Sekilas, argumen seperti itu terlihat masuk akal. Tapi, berkata seperti itu sama saja dengan berkata, "Tuh kan, pakai Waze aja masih nyasar, apalagi gak pakai Waze!" Sebuah komentar yang kelihatan logis tapi tak solutif. Pernyataan itu tak menyelesaikan persoalan mengapa Waze masih bisa membuat orang nyasar, atau apa kelemahan Waze sebenarnya sampai bisa membuat orang nyasar. 


Dalam kasus saya, komentar "Tuh kan, pakai pakaian sopan aja di-catcalling, apalagi lo pakai rok seksi!" tidak akan menjawab pertanyaan mengapa saya tetap di-catcalling walaupun saya berpakaian sopan. Atau...apa yang salah dengan laki-laki di masyarakat kita sehingga tetap melakukan catcalling terhadap perempuan, terlepas dari seberapa tertutup busana yang kami pakai. 

Komentar "Tuh kan, pakai pakaian sopan aja di-catcalling, apalagi lo pakai rok seksi!" hanyalah bentuk legitimasi bahwa laki-laki adalah makhluk yang hanya disetir nafsu sehingga tak bisa menahan diri ketika melihat perempuan, makanya perempuan harus mati-matian menutupi. Anda, para laki-laki, merasa seperti itukah? 

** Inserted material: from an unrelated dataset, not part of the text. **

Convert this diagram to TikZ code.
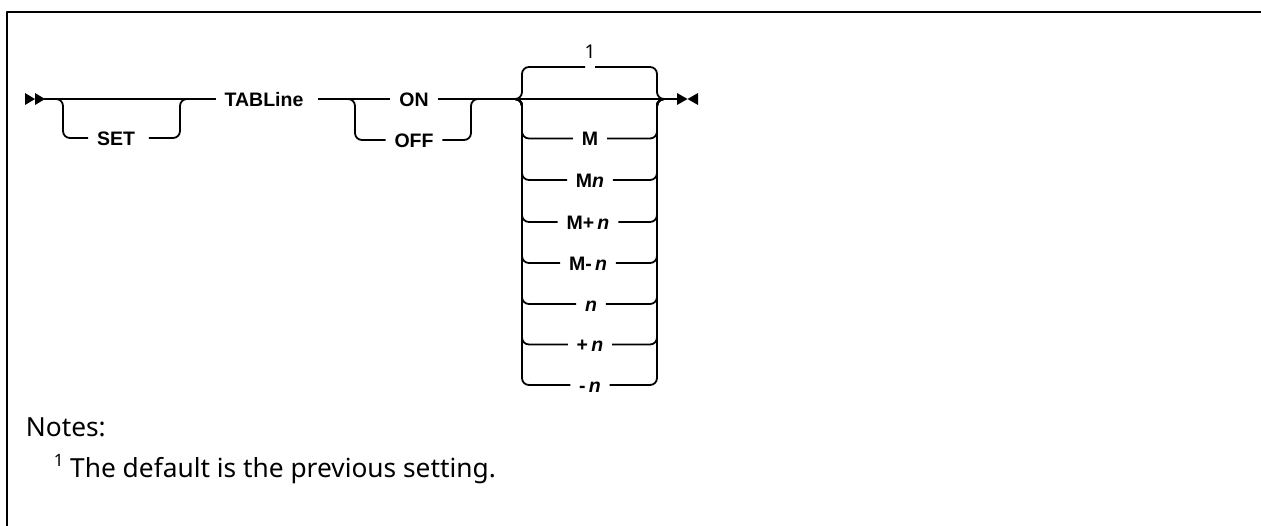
\documentclass[tikz,border=0pt]{standalone}
\usepackage{fontspec}
\setmainfont{Liberation Sans}
\newfontfamily\diagfont{Liberation Sans}
\newfontfamily\notefont{Noto Sans}
\begin{document}
\begin{tikzpicture}[x=1pt,y=-1pt, line width=1.8pt, line join=round,
  rr/.style={rounded corners=7pt},
  lbl/.style={font=\diagfont\bfseries\fontsize{19.5}{24}\selectfont, inner xsep=8pt, inner ysep=0pt,
              text height=14pt, text depth=0pt, anchor=center},
  notes/.style={font=\notefont\fontsize{26.3}{30}\selectfont, inner sep=0pt, anchor=west}]
\useasboundingbox (0,0) rectangle (1261,525);
% frame
\draw[line width=2.6pt] (1262,12) -- (7,12) -- (7,526);

% start double arrowhead
\fill (25,93) -- (35,99) -- (25,105) -- cycle;
\fill (35,93) -- (45,99) -- (35,105) -- cycle;
\coordinate (st) at (44,99);

% labels
\node[lbl] (set) at (116,138) {SET};
\node[lbl] (tab) at (264,99) {TABLine};
\node[lbl] (on)  at (414,99) {ON};
\node[lbl] (off) at (414,140) {OFF};
\node[font=\notefont\fontsize{19}{22}\selectfont, inner sep=0pt] (one) at (590,52) {1};
\node[lbl] (r1) at (590,138.5) {M};
\node[lbl] (r2) at (590,180) {M\textit{n}};
\node[lbl] (r3) at (588,222) {M+\,\textit{n}};
\node[lbl] (r4) at (588,263) {M-\,\textit{n}};
\node[lbl] (r5) at (591,304) {\textit{n}};
\node[lbl] (r6) at (590,344.5) {+\,\textit{n}};
\node[lbl] (r7) at (590,385) {-\,\textit{n}};

% junction coordinates
\coordinate (a1) at (50,99);  \coordinate (a2) at (63,99);
\coordinate (a3) at (180,99); \coordinate (a4) at (193,99);
\coordinate (b1) at (340,99); \coordinate (b2) at (355,99);
\coordinate (b3) at (471,99); \coordinate (b4) at (485,99);
\coordinate (c1) at (508,99); \coordinate (c2) at (522,99);
\coordinate (c3) at (657,99); \coordinate (c4) at (671,99);
\coordinate (gl) at (585,67); \coordinate (gr) at (595,67);
\coordinate (en) at (677,99);

% main line
\draw (st) -- (tab.west);
\draw ([xshift=6pt]tab.east) -- (on.west);
\draw (on.east) -- (en);

% SET branch
\draw[rr] (a1) -- (a2) -- (a2 |- set) -- (set.west);
\draw[rr] ([xshift=5pt]set.east) -- (a3 |- set) -- (a3) -- (a4);

% OFF branch
\draw[rr] (b1) -- (b2) -- (b2 |- off) -- (off.west);
\draw[rr] (off.east) -- (b3 |- off) -- (b3) -- (b4);

% default arc
\draw[rr] (c1) -- (c2) -- (c2 |- gl) -- (gl);
\draw[rr] (gr) -- (c3 |- gr) -- (c3) -- (c4);

% stack rows
\foreach \r in {r1,r2,r3,r4,r5,r6,r7}{
  \draw[rr] (c1) -- (c2) -- (c2 |- \r) -- (\r.west);
  \draw[rr] (\r.east) -- (c3 |- \r) -- (c3) -- (c4);
}

% end arrowheads
\fill (677,93) -- (687.5,99) -- (677,105) -- cycle;
\fill (698,93) -- (687.5,99) -- (698,105) -- cycle;

% notes
\node[notes] (nt) at (25,427) {Notes:};
\node[notes] (fn) at (53,469) {\raisebox{0.42em}{\fontsize{17}{20}\selectfont 1}\hspace{0.25em}The default is the previous setting.};
\end{tikzpicture}
\end{document}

Jika Anda tidak merasa seperti itu, yuk, jangan pernah lakukan catcalling. It scares us. Semanis apapun ucapan yang kalian teriakkan di jalan kepada perempuan, percayalah, kami tak pernah merasa tersanjung karenanya. Malah, saya selalu merasa ingin menonjok laki-laki yang melakukan catcalling. Namun, ada perasaan takut nantinya kalian akan melakukan hal yang lebih buruk lagi dari sekedar catcalling jika kami melawan. 


Please, throwing a catcall to a girl in the street is not cool at all. You just make us put a "jerk" label on yourself. Mungkin sebagian laki-laki hanya berdalih "iseng doang", tapi bukankah mash banyak kegiatan iseng lain yang bisa dilakukan sekaligus tidak mengobjektifikasi manusia lain?

And after all, why can't you, men, leave us, women, alone in peace and safe? Is it too much to ask for?


Dan untuk perempuan, let's be brave. I promised myself that next time I get catcalled, I'll throw a heavy stone to them...and run away!




13072015
3:01 pm
I have some articles to be done here in Fabelio, but I can't help myself to write this first.